* START *

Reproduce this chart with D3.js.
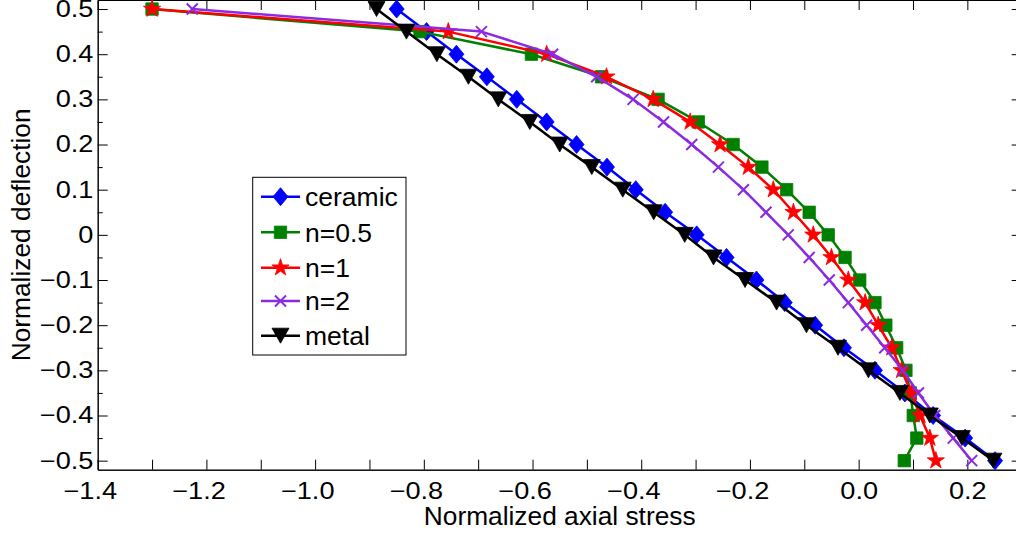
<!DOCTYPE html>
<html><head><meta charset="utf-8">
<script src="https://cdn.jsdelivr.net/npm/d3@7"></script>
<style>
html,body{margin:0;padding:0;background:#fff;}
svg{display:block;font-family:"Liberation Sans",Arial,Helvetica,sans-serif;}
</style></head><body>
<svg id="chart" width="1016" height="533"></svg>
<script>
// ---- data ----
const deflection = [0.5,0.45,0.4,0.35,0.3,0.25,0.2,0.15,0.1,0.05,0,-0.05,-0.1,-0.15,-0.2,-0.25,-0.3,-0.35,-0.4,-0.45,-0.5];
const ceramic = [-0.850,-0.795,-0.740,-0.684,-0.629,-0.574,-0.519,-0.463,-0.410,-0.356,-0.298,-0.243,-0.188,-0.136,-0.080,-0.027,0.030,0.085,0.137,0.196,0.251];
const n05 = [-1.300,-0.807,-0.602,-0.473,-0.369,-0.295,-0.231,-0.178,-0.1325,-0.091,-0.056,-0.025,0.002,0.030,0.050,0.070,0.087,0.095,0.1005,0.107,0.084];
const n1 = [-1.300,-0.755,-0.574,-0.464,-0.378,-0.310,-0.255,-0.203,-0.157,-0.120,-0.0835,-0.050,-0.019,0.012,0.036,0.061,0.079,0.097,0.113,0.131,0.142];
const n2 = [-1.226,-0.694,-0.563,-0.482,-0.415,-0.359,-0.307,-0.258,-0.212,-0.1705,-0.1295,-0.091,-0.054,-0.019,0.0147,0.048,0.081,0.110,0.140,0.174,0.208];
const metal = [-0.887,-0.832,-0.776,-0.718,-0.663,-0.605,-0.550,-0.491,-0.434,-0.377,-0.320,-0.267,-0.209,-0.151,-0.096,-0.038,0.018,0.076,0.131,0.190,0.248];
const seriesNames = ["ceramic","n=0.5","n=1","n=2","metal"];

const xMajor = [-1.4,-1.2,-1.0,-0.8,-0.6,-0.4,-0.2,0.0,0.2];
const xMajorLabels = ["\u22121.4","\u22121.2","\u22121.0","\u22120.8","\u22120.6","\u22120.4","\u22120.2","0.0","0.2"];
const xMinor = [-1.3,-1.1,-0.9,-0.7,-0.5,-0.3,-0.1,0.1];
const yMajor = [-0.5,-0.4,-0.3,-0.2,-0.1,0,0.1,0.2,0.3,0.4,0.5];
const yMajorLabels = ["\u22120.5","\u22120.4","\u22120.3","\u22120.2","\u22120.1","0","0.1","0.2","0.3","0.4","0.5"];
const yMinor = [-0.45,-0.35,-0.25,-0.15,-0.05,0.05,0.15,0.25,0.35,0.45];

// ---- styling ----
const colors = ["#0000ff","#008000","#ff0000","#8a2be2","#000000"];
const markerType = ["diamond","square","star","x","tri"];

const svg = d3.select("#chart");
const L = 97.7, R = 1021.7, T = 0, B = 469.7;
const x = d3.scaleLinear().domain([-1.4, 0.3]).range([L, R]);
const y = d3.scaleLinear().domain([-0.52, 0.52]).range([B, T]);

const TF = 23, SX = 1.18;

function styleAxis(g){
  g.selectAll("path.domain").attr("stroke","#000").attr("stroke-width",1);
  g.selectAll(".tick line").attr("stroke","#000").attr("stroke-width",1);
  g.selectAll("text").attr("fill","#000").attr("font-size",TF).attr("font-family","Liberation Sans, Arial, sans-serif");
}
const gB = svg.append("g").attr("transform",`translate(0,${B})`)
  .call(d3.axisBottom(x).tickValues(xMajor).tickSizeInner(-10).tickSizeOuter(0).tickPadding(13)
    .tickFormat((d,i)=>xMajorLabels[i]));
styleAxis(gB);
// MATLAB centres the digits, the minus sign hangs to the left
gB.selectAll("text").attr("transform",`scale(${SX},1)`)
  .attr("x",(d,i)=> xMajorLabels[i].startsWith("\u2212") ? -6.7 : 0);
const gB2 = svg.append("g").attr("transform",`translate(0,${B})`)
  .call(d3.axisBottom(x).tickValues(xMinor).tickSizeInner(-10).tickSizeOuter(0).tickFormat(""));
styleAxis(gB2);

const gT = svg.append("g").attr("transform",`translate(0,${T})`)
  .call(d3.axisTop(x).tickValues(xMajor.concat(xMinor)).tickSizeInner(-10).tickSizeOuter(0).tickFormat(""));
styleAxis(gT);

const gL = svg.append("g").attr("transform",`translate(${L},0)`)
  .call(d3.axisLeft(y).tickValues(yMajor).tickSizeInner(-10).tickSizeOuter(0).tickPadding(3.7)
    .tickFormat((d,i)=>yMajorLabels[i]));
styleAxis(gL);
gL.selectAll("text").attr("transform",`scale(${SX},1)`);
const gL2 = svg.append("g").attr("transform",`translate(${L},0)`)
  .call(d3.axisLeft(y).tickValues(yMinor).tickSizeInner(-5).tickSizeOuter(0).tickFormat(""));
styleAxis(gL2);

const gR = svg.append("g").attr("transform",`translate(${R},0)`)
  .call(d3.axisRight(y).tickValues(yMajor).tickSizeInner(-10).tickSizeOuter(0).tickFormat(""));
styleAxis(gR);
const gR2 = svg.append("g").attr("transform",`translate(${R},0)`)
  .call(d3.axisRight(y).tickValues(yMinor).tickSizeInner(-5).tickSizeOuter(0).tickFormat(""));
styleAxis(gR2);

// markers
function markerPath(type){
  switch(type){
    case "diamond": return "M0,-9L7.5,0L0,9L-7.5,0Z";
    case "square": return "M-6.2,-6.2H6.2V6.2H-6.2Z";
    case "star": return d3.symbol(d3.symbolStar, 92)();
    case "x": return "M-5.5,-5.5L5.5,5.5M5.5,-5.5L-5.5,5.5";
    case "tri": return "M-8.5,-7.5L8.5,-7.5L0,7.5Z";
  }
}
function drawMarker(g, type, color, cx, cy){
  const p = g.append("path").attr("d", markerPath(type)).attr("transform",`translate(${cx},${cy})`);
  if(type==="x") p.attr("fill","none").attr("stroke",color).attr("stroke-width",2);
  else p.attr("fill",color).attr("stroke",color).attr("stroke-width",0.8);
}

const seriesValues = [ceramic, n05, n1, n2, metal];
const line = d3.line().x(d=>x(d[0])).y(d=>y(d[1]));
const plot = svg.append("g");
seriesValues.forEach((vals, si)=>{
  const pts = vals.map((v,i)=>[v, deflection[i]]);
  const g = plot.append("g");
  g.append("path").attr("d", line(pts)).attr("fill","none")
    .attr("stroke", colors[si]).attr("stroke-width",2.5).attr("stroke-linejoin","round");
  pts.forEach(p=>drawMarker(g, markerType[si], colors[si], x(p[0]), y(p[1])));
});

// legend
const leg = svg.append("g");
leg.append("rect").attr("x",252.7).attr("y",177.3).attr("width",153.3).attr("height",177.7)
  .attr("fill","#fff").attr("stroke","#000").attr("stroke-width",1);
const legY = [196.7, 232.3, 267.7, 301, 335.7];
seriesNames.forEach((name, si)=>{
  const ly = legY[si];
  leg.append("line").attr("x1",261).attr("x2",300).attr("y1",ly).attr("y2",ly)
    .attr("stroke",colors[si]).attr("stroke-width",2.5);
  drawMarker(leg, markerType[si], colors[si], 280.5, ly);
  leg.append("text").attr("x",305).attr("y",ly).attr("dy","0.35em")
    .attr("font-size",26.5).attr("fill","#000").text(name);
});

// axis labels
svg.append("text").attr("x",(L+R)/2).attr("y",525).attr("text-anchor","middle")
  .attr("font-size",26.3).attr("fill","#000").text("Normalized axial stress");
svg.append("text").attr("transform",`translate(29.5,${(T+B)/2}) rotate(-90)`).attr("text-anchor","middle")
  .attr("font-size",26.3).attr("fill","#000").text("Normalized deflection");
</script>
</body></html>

* END *
* START *

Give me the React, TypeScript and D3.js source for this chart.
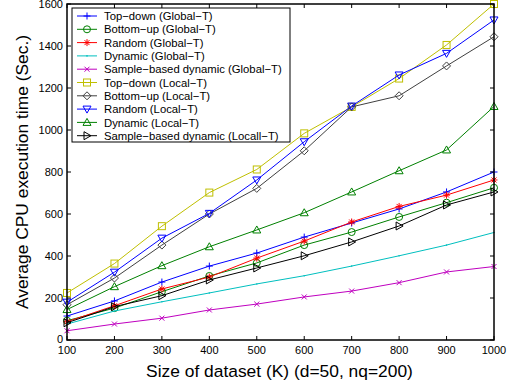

* END *

> **SET TASK**: Copy out the lines that hold "chart".

> **THE RESPONSE**:
Reproduce this chart with D3.js.
<svg id="chart" width="1016" height="533"></svg>
const svg = d3.select("#chart");
Give me the React, TypeScript and D3.js source for this chart.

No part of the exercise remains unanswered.